Partial: Partial testing is used for reviewing how certain changes in code impact the rest of the applications. In this type of testing, new and existing code are able to interact with each other, which is vital if you need to determine how additional code or updates will affect overall functionality.
Complete: A full regression test evaluates the entire system. This is the most costly and time-consuming type of testing and is often carried out when there are multiple changes to the existing code. This is usually the final stage in confirming that any changes won’t break the application before an update is pushed to end users.
Why is regression testing important?
Failure to perform thorough regression testing means you have no way of knowing whether your application's new version will be stable, and if you're waiting until bug or crash reports start coming in from end users, it's too late. Not only will this result in more wasted money and unplanned downtime while problems are fixed, by the time everything is working again, the damage may already have been done.
For instance, on mobile, 80% of apps are deleted after a single use, and one of the main reasons for this is problems such as performance or crashing. However, the impact could go much further than losing a single customer - 74% of users base their buying decisions on word of mouth, so the impact can quickly spread.
As well as keeping users happy, regression testing keeps your apps productive and cost-effective. Indeed, one study of the banking sector found successful regression testing cuts the time spent fixing bugs by 60% and offers financial savings of 40%.
When should you perform regression testing?
Regression testing can be conducted in a number of situations, but it's generally good practice to undergo these activities any time you're making adjustments to existing code or adding new lines to an application. Some times when it's essential to do this include the following.
- When implementing new code
- When changes are made to old code
- When fixing bugs
- When fixing performance issues
- When porting an app to another platform
Performing regression tests
In order to ensure the best chance of success for your regression testing, there are a few key steps you need to follow. Doing this ensures you're focusing on the right areas and not trying to do too much at once. Here are some basics to keep in mind.

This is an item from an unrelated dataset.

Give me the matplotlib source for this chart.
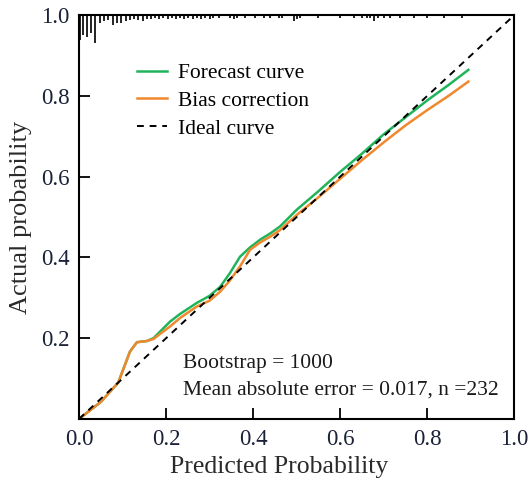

Step 1 - Choose your test case: The first stage should be to make sure you're testing the right elements of your application. For instance, it's often a good idea to focus on areas in a program that are prone to defects or that frequently undergo updates or code changes.
Step 2 - Select your tools: There are a range of tools you can use to perform regression testing, which may not all be suited for the same tasks. For example, functional regression testing tools allow developers to test individual elements of a software program, whereas unit testing tools help you evaluate specific code elements within the application.
Step 3 - Focus on configuration: Set up configuration management solutions to ensure your test environment is isolated from other updates and make sure it's not going to be affected by any outside disruptions that could impact the results.
Once you've completed these steps, you can go ahead and execute the test using your choice of manual and automated tools. These should be able to produce a final report that gives a clear indication of each component and whether it's passed or failed.